TO DO
Starting at the first line of the listing below, retype each line up to and including the one that contains "const challengerShallow = [[0, 0.3], [1, 0.8]];". Leave pictures out.

>>>>>

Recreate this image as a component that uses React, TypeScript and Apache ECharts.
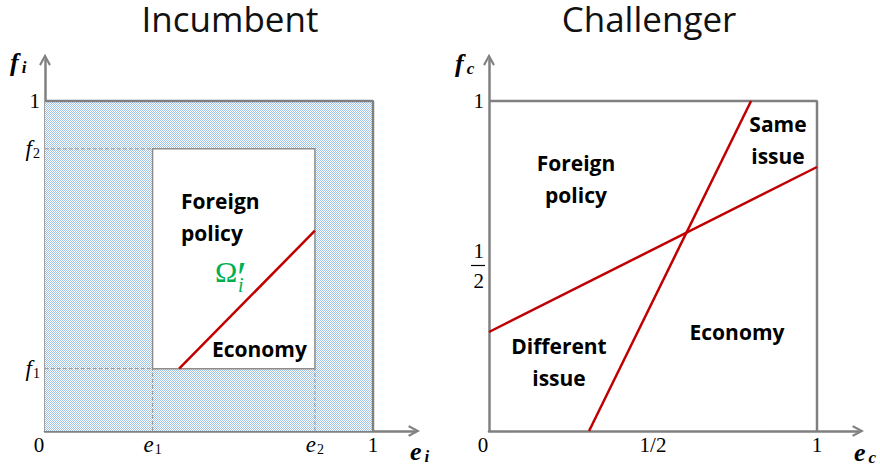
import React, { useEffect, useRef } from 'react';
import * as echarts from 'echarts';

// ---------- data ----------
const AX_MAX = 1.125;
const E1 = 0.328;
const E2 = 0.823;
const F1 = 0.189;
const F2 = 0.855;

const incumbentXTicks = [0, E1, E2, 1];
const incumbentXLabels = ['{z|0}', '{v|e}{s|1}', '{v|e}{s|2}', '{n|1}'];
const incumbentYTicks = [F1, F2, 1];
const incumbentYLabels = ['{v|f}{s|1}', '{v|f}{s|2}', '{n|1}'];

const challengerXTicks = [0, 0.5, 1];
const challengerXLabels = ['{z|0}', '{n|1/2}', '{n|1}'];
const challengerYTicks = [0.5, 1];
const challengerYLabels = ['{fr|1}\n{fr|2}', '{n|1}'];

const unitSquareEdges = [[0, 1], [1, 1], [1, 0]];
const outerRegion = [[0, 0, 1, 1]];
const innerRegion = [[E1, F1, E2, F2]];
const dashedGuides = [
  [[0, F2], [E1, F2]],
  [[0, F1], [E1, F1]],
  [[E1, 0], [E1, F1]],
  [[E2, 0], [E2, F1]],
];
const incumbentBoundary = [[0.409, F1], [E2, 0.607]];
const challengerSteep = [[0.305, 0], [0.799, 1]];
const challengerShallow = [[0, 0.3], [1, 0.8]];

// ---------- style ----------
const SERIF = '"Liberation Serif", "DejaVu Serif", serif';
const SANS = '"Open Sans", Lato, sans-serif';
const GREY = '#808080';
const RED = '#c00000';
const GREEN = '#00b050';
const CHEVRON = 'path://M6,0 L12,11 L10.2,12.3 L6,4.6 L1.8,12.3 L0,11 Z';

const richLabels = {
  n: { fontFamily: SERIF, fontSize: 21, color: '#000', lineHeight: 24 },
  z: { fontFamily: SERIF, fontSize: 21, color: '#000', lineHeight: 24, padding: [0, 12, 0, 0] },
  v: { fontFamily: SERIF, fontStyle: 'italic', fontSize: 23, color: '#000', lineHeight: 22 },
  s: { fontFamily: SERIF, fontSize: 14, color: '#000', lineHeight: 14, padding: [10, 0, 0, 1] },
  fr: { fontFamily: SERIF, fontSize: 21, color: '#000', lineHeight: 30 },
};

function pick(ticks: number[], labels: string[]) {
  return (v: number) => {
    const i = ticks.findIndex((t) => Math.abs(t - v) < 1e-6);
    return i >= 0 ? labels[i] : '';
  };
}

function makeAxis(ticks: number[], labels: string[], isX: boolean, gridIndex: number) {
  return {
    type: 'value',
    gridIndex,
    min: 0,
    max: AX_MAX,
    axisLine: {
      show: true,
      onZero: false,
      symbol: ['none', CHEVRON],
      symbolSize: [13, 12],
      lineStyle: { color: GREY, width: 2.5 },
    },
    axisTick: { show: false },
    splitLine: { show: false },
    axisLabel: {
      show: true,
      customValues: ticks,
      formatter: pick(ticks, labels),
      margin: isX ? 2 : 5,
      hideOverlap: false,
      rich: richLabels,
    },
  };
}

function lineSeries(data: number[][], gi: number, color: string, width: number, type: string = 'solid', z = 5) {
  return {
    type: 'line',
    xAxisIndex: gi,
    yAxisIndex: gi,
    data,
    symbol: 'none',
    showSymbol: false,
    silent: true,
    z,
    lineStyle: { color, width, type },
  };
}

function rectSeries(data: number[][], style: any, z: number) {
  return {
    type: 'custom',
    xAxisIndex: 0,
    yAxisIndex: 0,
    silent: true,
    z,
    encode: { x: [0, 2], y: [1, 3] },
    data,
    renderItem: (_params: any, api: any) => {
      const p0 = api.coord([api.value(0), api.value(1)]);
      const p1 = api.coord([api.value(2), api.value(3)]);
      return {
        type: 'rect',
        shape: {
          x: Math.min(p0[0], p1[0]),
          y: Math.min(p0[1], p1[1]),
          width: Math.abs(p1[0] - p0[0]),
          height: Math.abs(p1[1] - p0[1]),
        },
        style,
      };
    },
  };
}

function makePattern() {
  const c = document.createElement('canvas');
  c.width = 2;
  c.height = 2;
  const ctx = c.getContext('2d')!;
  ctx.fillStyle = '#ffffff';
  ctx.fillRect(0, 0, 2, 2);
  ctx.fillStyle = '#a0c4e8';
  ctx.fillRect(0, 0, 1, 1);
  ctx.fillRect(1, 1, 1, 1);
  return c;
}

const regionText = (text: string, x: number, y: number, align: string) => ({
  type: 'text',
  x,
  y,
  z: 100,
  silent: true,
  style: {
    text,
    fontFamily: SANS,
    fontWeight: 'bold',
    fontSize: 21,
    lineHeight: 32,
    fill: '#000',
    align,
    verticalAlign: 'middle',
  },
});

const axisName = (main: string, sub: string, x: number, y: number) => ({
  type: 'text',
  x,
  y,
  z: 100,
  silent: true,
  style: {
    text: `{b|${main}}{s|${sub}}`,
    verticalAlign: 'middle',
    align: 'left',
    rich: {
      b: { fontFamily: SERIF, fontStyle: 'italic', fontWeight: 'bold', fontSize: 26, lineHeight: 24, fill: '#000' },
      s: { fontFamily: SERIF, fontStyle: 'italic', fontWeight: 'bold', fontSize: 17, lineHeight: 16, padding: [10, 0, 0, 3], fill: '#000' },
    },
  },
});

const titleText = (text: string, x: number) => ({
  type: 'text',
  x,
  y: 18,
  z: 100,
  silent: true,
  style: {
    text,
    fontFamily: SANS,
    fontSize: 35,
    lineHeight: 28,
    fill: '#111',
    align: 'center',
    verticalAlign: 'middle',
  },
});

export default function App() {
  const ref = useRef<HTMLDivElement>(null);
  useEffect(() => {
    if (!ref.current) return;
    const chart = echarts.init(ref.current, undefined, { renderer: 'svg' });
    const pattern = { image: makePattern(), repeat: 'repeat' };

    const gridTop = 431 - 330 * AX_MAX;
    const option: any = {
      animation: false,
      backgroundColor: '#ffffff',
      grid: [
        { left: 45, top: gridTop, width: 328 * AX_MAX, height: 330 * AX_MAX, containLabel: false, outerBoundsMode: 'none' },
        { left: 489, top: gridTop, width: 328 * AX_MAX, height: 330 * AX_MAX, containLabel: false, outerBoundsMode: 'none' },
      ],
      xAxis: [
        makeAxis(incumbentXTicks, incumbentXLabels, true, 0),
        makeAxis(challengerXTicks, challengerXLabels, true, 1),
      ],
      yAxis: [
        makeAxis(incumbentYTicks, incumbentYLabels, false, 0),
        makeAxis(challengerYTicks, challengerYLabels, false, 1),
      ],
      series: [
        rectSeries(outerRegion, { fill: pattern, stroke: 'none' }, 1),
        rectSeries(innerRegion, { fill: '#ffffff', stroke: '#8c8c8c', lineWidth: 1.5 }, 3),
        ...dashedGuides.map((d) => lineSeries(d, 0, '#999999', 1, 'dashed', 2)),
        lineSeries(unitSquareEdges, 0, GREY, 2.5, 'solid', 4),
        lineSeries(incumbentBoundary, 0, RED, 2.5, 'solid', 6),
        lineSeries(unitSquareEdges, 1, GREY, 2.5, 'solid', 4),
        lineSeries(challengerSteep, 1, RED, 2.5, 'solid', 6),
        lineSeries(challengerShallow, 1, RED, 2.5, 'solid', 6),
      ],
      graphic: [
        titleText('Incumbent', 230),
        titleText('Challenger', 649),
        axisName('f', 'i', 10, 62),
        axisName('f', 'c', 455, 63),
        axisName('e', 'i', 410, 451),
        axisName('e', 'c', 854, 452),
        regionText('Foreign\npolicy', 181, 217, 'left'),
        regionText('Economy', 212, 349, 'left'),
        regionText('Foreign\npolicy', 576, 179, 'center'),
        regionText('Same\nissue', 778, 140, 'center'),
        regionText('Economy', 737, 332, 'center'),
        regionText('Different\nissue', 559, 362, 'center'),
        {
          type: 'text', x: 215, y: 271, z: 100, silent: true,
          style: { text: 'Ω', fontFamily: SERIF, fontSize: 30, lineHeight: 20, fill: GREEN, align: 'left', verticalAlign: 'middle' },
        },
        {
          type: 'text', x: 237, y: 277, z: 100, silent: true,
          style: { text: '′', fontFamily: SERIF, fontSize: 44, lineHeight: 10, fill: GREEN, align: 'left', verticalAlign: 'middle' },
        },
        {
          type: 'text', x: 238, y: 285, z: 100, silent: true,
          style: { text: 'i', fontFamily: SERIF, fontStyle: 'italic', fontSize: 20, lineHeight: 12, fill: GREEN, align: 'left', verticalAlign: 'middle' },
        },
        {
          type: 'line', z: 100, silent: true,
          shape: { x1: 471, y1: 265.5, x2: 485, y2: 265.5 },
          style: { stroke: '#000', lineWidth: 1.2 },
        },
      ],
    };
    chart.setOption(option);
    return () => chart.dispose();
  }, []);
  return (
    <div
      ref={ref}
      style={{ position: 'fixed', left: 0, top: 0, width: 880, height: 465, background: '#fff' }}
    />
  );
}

<<<<<

REPLY TO THE EXERCISE
Recreate this image as a component that uses React, TypeScript and Apache ECharts.
import React, { useEffect, useRef } from 'react';
import * as echarts from 'echarts';

// ---------- data ----------
const AX_MAX = 1.125;
const E1 = 0.328;
const E2 = 0.823;
const F1 = 0.189;
const F2 = 0.855;

const incumbentXTicks = [0, E1, E2, 1];
const incumbentXLabels = ['{z|0}', '{v|e}{s|1}', '{v|e}{s|2}', '{n|1}'];
const incumbentYTicks = [F1, F2, 1];
const incumbentYLabels = ['{v|f}{s|1}', '{v|f}{s|2}', '{n|1}'];

const challengerXTicks = [0, 0.5, 1];
const challengerXLabels = ['{z|0}', '{n|1/2}', '{n|1}'];
const challengerYTicks = [0.5, 1];
const challengerYLabels = ['{fr|1}\n{fr|2}', '{n|1}'];

const unitSquareEdges = [[0, 1], [1, 1], [1, 0]];
const outerRegion = [[0, 0, 1, 1]];
const innerRegion = [[E1, F1, E2, F2]];
const dashedGuides = [
  [[0, F2], [E1, F2]],
  [[0, F1], [E1, F1]],
  [[E1, 0], [E1, F1]],
  [[E2, 0], [E2, F1]],
];
const incumbentBoundary = [[0.409, F1], [E2, 0.607]];
const challengerSteep = [[0.305, 0], [0.799, 1]];
const challengerShallow = [[0, 0.3], [1, 0.8]];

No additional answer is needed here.